Late Sunday night, the campaigns of Ted Cruz and John Kasich announced an unprecedented level of collusion in an effort to stop Donald Trump from winning the Republican nomination. Kasich is suspending operations here in Indiana while Cruz is ceding New Mexico and Oregon.
Think of it like a three-man game of Monopoly. Donald Trump has been buying up property from the start, building quite a lead while Cruz and Kasich have been landing on Community Chest. He has a few hotels and is slowly bleeding his opponents dry. Realizing neither can win on their own, Cruz gives Kasich a monopoly on the light blues and purples, and Kasich floats Pacific Avenue to Cruz, giving him all three greens.
They each think they might be able to win with these properties. But at the very least, they can shut up Trump.

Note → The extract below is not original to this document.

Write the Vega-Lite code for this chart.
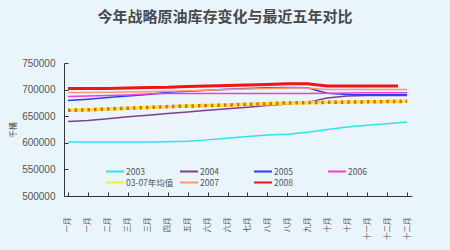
{
  "$schema": "https://vega.github.io/schema/vega-lite/v6.json",
  "autosize": "none",
  "width": 348,
  "height": 133,
  "padding": {"left": 64, "top": 63, "right": 38, "bottom": 54},
  "background": "#E9F4FB",
  "config": {"view": {"stroke": null}},
  "title": {
    "text": "今年战略原油库存变化与最近五年对比",
    "font": "Noto Sans CJK SC",
    "fontSize": 15,
    "fontWeight": "bold",
    "color": "#4a4a4a",
    "anchor": "middle",
    "dx": -13,
    "offset": 33
  },
  "data": {
    "values": [
      {"x": 1, "s": "2003", "v": 601500}, {"x": 2, "s": "2003", "v": 601500}, {"x": 3, "s": "2003", "v": 601500}, {"x": 4, "s": "2003", "v": 601500}, {"x": 5, "s": "2003", "v": 601500}, {"x": 6, "s": "2003", "v": 602000}, {"x": 7, "s": "2003", "v": 603000}, {"x": 8, "s": "2003", "v": 605500}, {"x": 9, "s": "2003", "v": 608500}, {"x": 10, "s": "2003", "v": 612000}, {"x": 11, "s": "2003", "v": 614500}, {"x": 12, "s": "2003", "v": 616000}, {"x": 13, "s": "2003", "v": 620000}, {"x": 14, "s": "2003", "v": 625000}, {"x": 15, "s": "2003", "v": 629500}, {"x": 16, "s": "2003", "v": 633000}, {"x": 17, "s": "2003", "v": 636000}, {"x": 18, "s": "2003", "v": 639000},
      {"x": 1, "s": "2004", "v": 640000}, {"x": 2, "s": "2004", "v": 642000}, {"x": 3, "s": "2004", "v": 645000}, {"x": 4, "s": "2004", "v": 649000}, {"x": 5, "s": "2004", "v": 652000}, {"x": 6, "s": "2004", "v": 655000}, {"x": 7, "s": "2004", "v": 658000}, {"x": 8, "s": "2004", "v": 661000}, {"x": 9, "s": "2004", "v": 664000}, {"x": 10, "s": "2004", "v": 667000}, {"x": 11, "s": "2004", "v": 670000}, {"x": 12, "s": "2004", "v": 673000}, {"x": 13, "s": "2004", "v": 676000}, {"x": 14, "s": "2004", "v": 684000}, {"x": 15, "s": "2004", "v": 688000}, {"x": 16, "s": "2004", "v": 689000}, {"x": 17, "s": "2004", "v": 689000}, {"x": 18, "s": "2004", "v": 689000},
      {"x": 1, "s": "2005", "v": 679300}, {"x": 2, "s": "2005", "v": 682000}, {"x": 3, "s": "2005", "v": 685000}, {"x": 4, "s": "2005", "v": 688000}, {"x": 5, "s": "2005", "v": 691000}, {"x": 6, "s": "2005", "v": 695000}, {"x": 7, "s": "2005", "v": 697000}, {"x": 8, "s": "2005", "v": 699000}, {"x": 9, "s": "2005", "v": 700500}, {"x": 10, "s": "2005", "v": 702000}, {"x": 11, "s": "2005", "v": 703500}, {"x": 12, "s": "2005", "v": 704000}, {"x": 13, "s": "2005", "v": 703500}, {"x": 14, "s": "2005", "v": 693000}, {"x": 15, "s": "2005", "v": 690600}, {"x": 16, "s": "2005", "v": 690500}, {"x": 17, "s": "2005", "v": 690500}, {"x": 18, "s": "2005", "v": 690500},
      {"x": 1, "s": "2006", "v": 687000}, {"x": 2, "s": "2006", "v": 688000}, {"x": 3, "s": "2006", "v": 689000}, {"x": 4, "s": "2006", "v": 690000}, {"x": 5, "s": "2006", "v": 691500}, {"x": 6, "s": "2006", "v": 692500}, {"x": 7, "s": "2006", "v": 692500}, {"x": 8, "s": "2006", "v": 692500}, {"x": 9, "s": "2006", "v": 692500}, {"x": 10, "s": "2006", "v": 692500}, {"x": 11, "s": "2006", "v": 692500}, {"x": 12, "s": "2006", "v": 692500}, {"x": 13, "s": "2006", "v": 692500}, {"x": 14, "s": "2006", "v": 693000}, {"x": 15, "s": "2006", "v": 693500}, {"x": 16, "s": "2006", "v": 694000}, {"x": 17, "s": "2006", "v": 694000}, {"x": 18, "s": "2006", "v": 694000},
      {"x": 1, "s": "2007", "v": 694500}, {"x": 2, "s": "2007", "v": 694500}, {"x": 3, "s": "2007", "v": 695000}, {"x": 4, "s": "2007", "v": 695500}, {"x": 5, "s": "2007", "v": 696000}, {"x": 6, "s": "2007", "v": 697000}, {"x": 7, "s": "2007", "v": 698000}, {"x": 8, "s": "2007", "v": 699000}, {"x": 9, "s": "2007", "v": 700000}, {"x": 10, "s": "2007", "v": 701000}, {"x": 11, "s": "2007", "v": 702000}, {"x": 12, "s": "2007", "v": 703000}, {"x": 13, "s": "2007", "v": 703000}, {"x": 14, "s": "2007", "v": 700000}, {"x": 15, "s": "2007", "v": 700000}, {"x": 16, "s": "2007", "v": 700000}, {"x": 17, "s": "2007", "v": 700000}, {"x": 18, "s": "2007", "v": 700000},
      {"x": 1, "s": "03-07年均值", "v": 661000}, {"x": 2, "s": "03-07年均值", "v": 662000}, {"x": 3, "s": "03-07年均值", "v": 663500}, {"x": 4, "s": "03-07年均值", "v": 665000}, {"x": 5, "s": "03-07年均值", "v": 666500}, {"x": 6, "s": "03-07年均值", "v": 668000}, {"x": 7, "s": "03-07年均值", "v": 669000}, {"x": 8, "s": "03-07年均值", "v": 670000}, {"x": 9, "s": "03-07年均值", "v": 671000}, {"x": 10, "s": "03-07年均值", "v": 672500}, {"x": 11, "s": "03-07年均值", "v": 673500}, {"x": 12, "s": "03-07年均值", "v": 675000}, {"x": 13, "s": "03-07年均值", "v": 675500}, {"x": 14, "s": "03-07年均值", "v": 676000}, {"x": 15, "s": "03-07年均值", "v": 676500}, {"x": 16, "s": "03-07年均值", "v": 677000}, {"x": 17, "s": "03-07年均值", "v": 677500}, {"x": 18, "s": "03-07年均值", "v": 678000},
      {"x": 1, "s": "2008", "v": 702000}, {"x": 2, "s": "2008", "v": 702000}, {"x": 3, "s": "2008", "v": 702300}, {"x": 4, "s": "2008", "v": 703000}, {"x": 5, "s": "2008", "v": 703800}, {"x": 6, "s": "2008", "v": 704300}, {"x": 7, "s": "2008", "v": 705700}, {"x": 8, "s": "2008", "v": 706600}, {"x": 9, "s": "2008", "v": 707600}, {"x": 10, "s": "2008", "v": 708500}, {"x": 11, "s": "2008", "v": 709500}, {"x": 12, "s": "2008", "v": 710800}, {"x": 13, "s": "2008", "v": 710800}, {"x": 14, "s": "2008", "v": 706600}, {"x": 15, "s": "2008", "v": 706600}, {"x": 16, "s": "2008", "v": 706600}, {"x": 17, "s": "2008", "v": 706600}, {"x": 17.55, "s": "2008", "v": 706600}
    ]
  },
  "encoding": {
    "x": {
      "field": "x",
      "type": "quantitative",
      "scale": {"domain": [0.8, 18.25], "nice": false, "zero": false},
      "axis": {
        "title": null,
        "grid": false,
        "values": [1, 2, 3, 4, 5, 6, 7, 8, 9, 10, 11, 12, 13, 14, 15, 16, 17, 18],
        "labelExpr": "['一月','一月','二月','三月','三月','四月','五月','六月','六月','七月','八月','八月','九月','十月','十月','十一月','十二月','十二月'][datum.value-1]",
        "labelAngle": 270,
        "labelFont": "Noto Sans CJK SC",
        "labelFontSize": 7.5,
        "labelColor": "#555555",
        "labelPadding": 25,
        "labelOverlap": false,
        "labelFlush": false,
        "domainColor": "#333333",
        "tickColor": "#333333",
        "tickSize": -4
      }
    },
    "y": {
      "field": "v",
      "type": "quantitative",
      "scale": {"domain": [500000, 750000], "nice": false, "zero": false},
      "axis": {
        "title": "千桶",
        "titleFont": "Noto Sans CJK SC",
        "titleFontSize": 8,
        "titleFontWeight": "normal",
        "titleColor": "#444444",
        "titlePadding": 4,
        "grid": false,
        "values": [500000, 550000, 600000, 650000, 700000, 750000],
        "format": "d",
        "labelFont": "Liberation Sans",
        "labelFontSize": 10,
        "labelColor": "#555555",
        "labelPadding": 13,
        "domainColor": "#333333",
        "tickColor": "#333333",
        "tickSize": -4
      }
    }
  },
  "layer": [
    {
      "mark": {"type": "line", "clip": false},
      "encoding": {
        "color": {
          "field": "s",
          "type": "nominal",
          "sort": ["2003", "2004", "2005", "2006", "03-07年均值", "2007", "2008"],
          "scale": {
            "domain": ["2003", "2004", "2005", "2006", "03-07年均值", "2007", "2008"],
            "range": ["#2EE3EE", "#7E3E96", "#2F3BEE", "#F03CD8", "#FFE82E", "#FF9A6E", "#F01414"]
          },
          "legend": {
            "title": null,
            "orient": "none",
            "legendX": 41,
            "legendY": 103,
            "direction": "horizontal",
            "columns": 4,
            "gridAlign": "all",
            "columnPadding": 5,
            "rowPadding": 0,
            "padding": 0,
            "clipHeight": 11,
            "symbolType": "stroke",
            "symbolSize": 324,
            "symbolStrokeWidth": 2,
            "labelFont": "Noto Sans CJK SC",
            "labelFontSize": 8.5,
            "labelColor": "#555555",
            "labelOffset": 1
          }
        },
        "order": {"field": "x", "type": "quantitative"},
        "strokeWidth": {
          "condition": [
            {"test": "datum.s === '2008'", "value": 3},
            {"test": "datum.s === '03-07年均值'", "value": 3.5}
          ],
          "value": 1.5
        }
      }
    },
    {
      "transform": [{"filter": "datum.s === '03-07年均值'"}],
      "mark": {"type": "line", "clip": false, "color": "#E0662A", "strokeWidth": 3.5, "strokeDash": [2.5, 4]},
      "encoding": {
        "order": {"field": "x", "type": "quantitative"}
      }
    }
  ]
}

Monopoly analogy aside, the first reaction of many people on my Twitter timeline lamented what would happen to all Indiana’s early voters. This included State Rep. Dave Ober.
This election is garbage. I voted early and then they cut a deal a week before election day. https://t.co/ZVN18Vt72R
— Rep. Dave Ober (@DaveOber) April 25, 2016
It seems like this has happened a lot this election. Voting in a state starts, then a candidate drops out, leaving that candidate’s early supporters disenfranchised. In a Republican race with 17 candidates, it was bound to happen.

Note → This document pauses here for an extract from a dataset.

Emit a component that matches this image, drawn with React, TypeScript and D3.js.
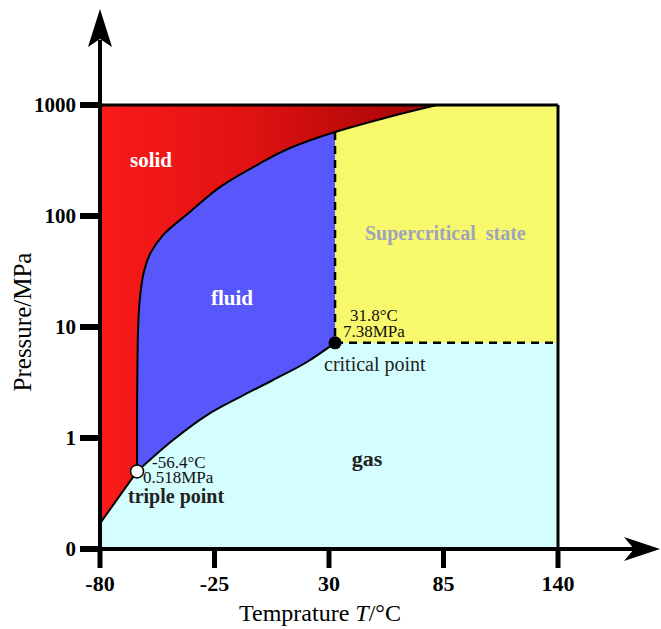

But exactly how much has it happened? We looked at these numbers to figure it out. Well over half a million votes have been cast for candidates after they dropped out of the race, but the number of disenfranchised voters is quite smaller. Most of these votes came well after the candidate quit or in states that don’t allow early voting.
Just over 200,000 votes have been cast in the early voting window for candidates who later dropped out. Nearly half of those came in Arizona, where Marco Rubio bailed a week before Election Day.

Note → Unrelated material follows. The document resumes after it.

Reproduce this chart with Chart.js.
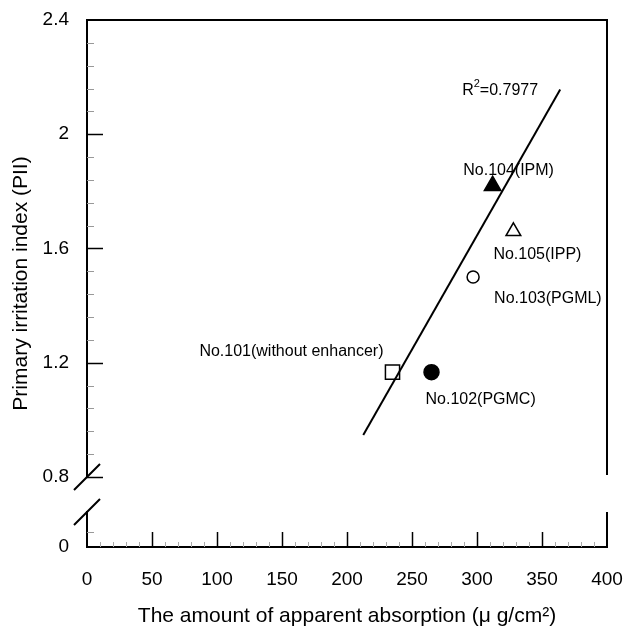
<!DOCTYPE html>
<html>
<head>
<meta charset="utf-8">
<script src="https://cdn.jsdelivr.net/npm/chart.js@4"></script>
<style>
  html, body { margin: 0; padding: 0; background: #fff; }
  #wrap { width: 628px; height: 631px; }
</style>
</head>
<body>
<div id="wrap"><canvas id="chart"></canvas></div>
<script>
// Data
const sampleNames = ["No.101(without enhancer)", "No.102(PGMC)", "No.103(PGML)", "No.104(IPM)", "No.105(IPP)"]
const absorption = [235, 265, 297, 312, 328]
const irritation = [1.167, 1.167, 1.5, 1.82, 1.66]
const fitX = [212.5, 364]
const fitY = [0.947, 2.157]
const r2Text = "0.7977"

const xTicks = [0, 50, 100, 150, 200, 250, 300, 350, 400]
const yTicks = [0.8, 1.2, 1.6, 2, 2.4]
const yLowTicks = [0]

const xTitle = "The amount of apparent absorption (\u03bc g/cm\u00b2)"
const yTitle = "Primary irritation index (PII)"

// Marker look per sample
const markerStyle = ["rect", "circle", "circle", "triangle", "triangle"]
const markerFill = ["#fff", "#000", "#fff", "#000", "#fff"]
const markerRadius = [10, 7.5, 6, 9.5, 8.5]

// Label placement relative to each marker: [dx, dy, align]
const labelPlace = [[-9, -16, "right"], [-6, 32, "left"], [21, 26, "left"], [16, -11, "center"], [-20, 28, "left"]]

const FONT = "'Liberation Sans', Arial, sans-serif"

const framePlugin = {
  id: "frame",
  afterDraw(chart) {
    const { ctx, chartArea: a } = chart
    const x = chart.scales.x, y = chart.scales.y, yLow = chart.scales.yLow
    const lowTop = yLow.bottom - 36
    ctx.save()
    ctx.strokeStyle = "#000"
    ctx.lineWidth = 2
    ctx.beginPath()
    ctx.moveTo(a.left - 1, a.top); ctx.lineTo(a.right + 1, a.top)
    ctx.moveTo(a.left, a.top); ctx.lineTo(a.left, y.bottom)
    ctx.moveTo(a.left, lowTop); ctx.lineTo(a.left, a.bottom)
    ctx.moveTo(a.right, a.top); ctx.lineTo(a.right, y.bottom - 2)
    ctx.moveTo(a.right, lowTop + 1); ctx.lineTo(a.right, a.bottom)
    ctx.moveTo(a.left - 1, a.bottom); ctx.lineTo(a.right + 1, a.bottom)
    ctx.stroke()

    // axis break marks
    ctx.beginPath()
    ctx.moveTo(a.left - 13, y.bottom + 13); ctx.lineTo(a.left + 13, y.bottom - 13)
    ctx.moveTo(a.left - 13, lowTop + 14); ctx.lineTo(a.left + 13, lowTop - 12)
    ctx.stroke()

    // x ticks: major every 50, minor every 10
    for (let v = x.min + 10; v < x.max; v += 10) {
      const px = Math.round(x.getPixelForValue(v)) + 0.5
      const major = v % 50 === 0
      ctx.strokeStyle = major ? "#000" : "#aaa"
      ctx.lineWidth = major ? 1.5 : 1
      ctx.beginPath()
      ctx.moveTo(px, a.bottom)
      ctx.lineTo(px, a.bottom - (major ? 15 : 5))
      ctx.stroke()
    }

    // y ticks: major every 0.4, minor every 0.08
    for (let i = 0; i < 20; i++) {
      const v = y.min + i * 0.08
      const py = Math.round(y.getPixelForValue(v)) + 0.5
      const major = i % 5 === 0
      ctx.strokeStyle = major ? "#000" : "#999"
      ctx.lineWidth = major ? 1.5 : 1
      ctx.beginPath()
      ctx.moveTo(a.left, py)
      ctx.lineTo(a.left + (major ? 16 : 7), py)
      ctx.stroke()
    }
    const pyLow = Math.round(yLow.getPixelForValue(0.08)) + 0.5
    ctx.strokeStyle = "#999"
    ctx.lineWidth = 1
    ctx.beginPath()
    ctx.moveTo(a.left, pyLow); ctx.lineTo(a.left + 7, pyLow)
    ctx.stroke()

    // y title, centred on the whole broken axis
    ctx.fillStyle = "#000"
    ctx.font = "21px " + FONT
    ctx.textAlign = "center"
    ctx.textBaseline = "middle"
    ctx.translate(21, (y.top + yLow.bottom) / 2)
    ctx.rotate(-Math.PI / 2)
    ctx.fillText(yTitle, 0, 0)
    ctx.restore()
  }
}

const labelPlugin = {
  id: "pointLabels",
  afterDatasetsDraw(chart) {
    const { ctx } = chart
    const pts = chart.getDatasetMeta(1).data
    ctx.save()
    ctx.fillStyle = "#000"
    ctx.font = "16px " + FONT
    ctx.textBaseline = "alphabetic"
    pts.forEach((p, i) => {
      const [dx, dy, align] = labelPlace[i]
      ctx.textAlign = align
      ctx.fillText(sampleNames[i], p.x + dx, p.y + dy)
    })
    // R squared next to the upper end of the fit line
    const end = chart.getDatasetMeta(0).data[1]
    const rx = end.x - 98, ry = end.y + 6
    ctx.textAlign = "left"
    ctx.fillText("R", rx, ry)
    const rw = ctx.measureText("R").width
    ctx.font = "11px " + FONT
    ctx.fillText("2", rx + rw, ry - 8)
    const sw = ctx.measureText("2").width
    ctx.font = "16px " + FONT
    ctx.fillText("=" + r2Text, rx + rw + sw, ry)
    ctx.restore()
  }
}

const tickFont = { family: FONT, size: 19 }
const noPadX = (s) => { s.paddingLeft = 0; s.paddingRight = 0 }
const noPadY = (s) => { s.paddingTop = 0; s.paddingBottom = 0 }

new Chart(document.getElementById("chart"), {
  type: "scatter",
  data: {
    datasets: [
      {
        type: "line",
        data: fitX.map((v, i) => ({ x: v, y: fitY[i] })),
        borderColor: "#000",
        borderWidth: 2,
        pointRadius: 0,
        fill: false,
        yAxisID: "y"
      },
      {
        data: absorption.map((v, i) => ({ x: v, y: irritation[i] })),
        pointStyle: markerStyle,
        pointRadius: markerRadius,
        pointBackgroundColor: markerFill,
        pointBorderColor: "#000",
        pointBorderWidth: 1.5,
        yAxisID: "y"
      }
    ]
  },
  options: {
    responsive: true,
    maintainAspectRatio: false,
    animation: false,
    layout: { padding: { top: 20, right: 21, left: 0, bottom: 0 } },
    plugins: { legend: { display: false }, tooltip: { enabled: false } },
    scales: {
      x: {
        type: "linear",
        min: 0,
        max: 400,
        afterBuildTicks: (s) => { s.ticks = xTicks.map(v => ({ value: v })) },
        afterFit: (s) => { s.height = 84; noPadX(s) },
        ticks: { color: "#000", font: tickFont, padding: 21, callback: (v) => String(v) },
        grid: { display: false, drawTicks: false },
        border: { display: false },
        title: { display: true, text: xTitle, color: "#000", font: { family: FONT, size: 21 }, padding: { top: 0, bottom: 2 } }
      },
      // lower stub of the broken axis (defined first so it is stacked below)
      yLow: {
        type: "linear",
        position: "left",
        stack: "pii",
        stackWeight: 70,
        min: 0,
        max: 0.37,
        afterBuildTicks: (s) => { s.ticks = yLowTicks.map(v => ({ value: v })) },
        afterFit: (s) => { s.width = 87; noPadY(s) },
        ticks: { color: "#000", font: tickFont, padding: 18, callback: (v) => String(v) },
        grid: { display: false, drawTicks: false },
        border: { display: false }
      },
      y: {
        type: "linear",
        position: "left",
        stack: "pii",
        stackWeight: 457,
        min: 0.8,
        max: 2.4,
        afterBuildTicks: (s) => { s.ticks = yTicks.map(v => ({ value: v })) },
        afterFit: (s) => { s.width = 87; noPadY(s) },
        ticks: { color: "#000", font: tickFont, padding: 18, callback: (v) => String(v) },
        grid: { display: false, drawTicks: false },
        border: { display: false }
      }
    }
  },
  plugins: [framePlugin, labelPlugin]
})
</script>
</body>
</html>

This actually surprised me. When I started researching the numbers, I was expecting millions of voters. But 200,000 isn’t even the actual number. It’s the maximum. We can’t definitively say that all these votes were early. Early voting makes up only about 30% of all voting, so the number of “wasted” votes could be around 65,000 nationwide, or .25% of all votes cast. It gets even lower if you assume many people knowingly voted for someone who dropped out. Mike Huckabee has 40,000 votes for crying out loud, and he’s been out since the night of the Iowa caucus.
Should we reconsider the policy of early voting?
Early voting has emerged in the last 15 or so years as a palatable election reform that can increase voter turnout, but there are perils of early voting.
In a race such as the GOP presidential race this year, it’s likely you could be voting for someone who leaves the race the next day. In any other race, you could be voting without all the information. If a so-called “October surprise” emerges with deal-breaking information about a candidate, it’s too late to take an early vote back.
Remember when Donald Trump said he could shoot someone in the middle of 5th Avenue and not lose votes? That’s literally true in the case of early voting.
But there’s another reason to be skeptical of early voting: it doesn’t actually increase voter turnout. In fact, according to a study of the 2008 election, early voting alone could decrease turnout. The result seems counterintuitive, but the study showed the people who voted early were the people likely to vote anyway (think of Rep. Ober, who would definitely vote). Additionally, the prevalence of voting for a month before Election Day reduced excitement for the day itself and altered campaigns’ turnout efforts.
With lower turnout and the threat of casting a vote with incomplete information, some might say it’s time to get rid of early voting. In fact, a few have. The Week and the Boston Globe have both called for an end to the practice.
But let’s not go overboard. Early voting isn’t necessarily about increasing turnout; it’s about making voting more convenient. That’s something we should embrace. And while the aforementioned study showed a decrease in turnout when early voting was implemented by itself, it increased turnout when done in conjunction with other reforms.
In regards to the winnowing fields in an election like this one? Well, I think a voter just needs to understand what they are signing up for. Certainly the well-informed voters who generally vote early do understand that. If not, maybe a disclaimer as you vote would help.
Early voting may not be perfect, but it’s impossible to judge a policy based on a crazy, outlier election like this one.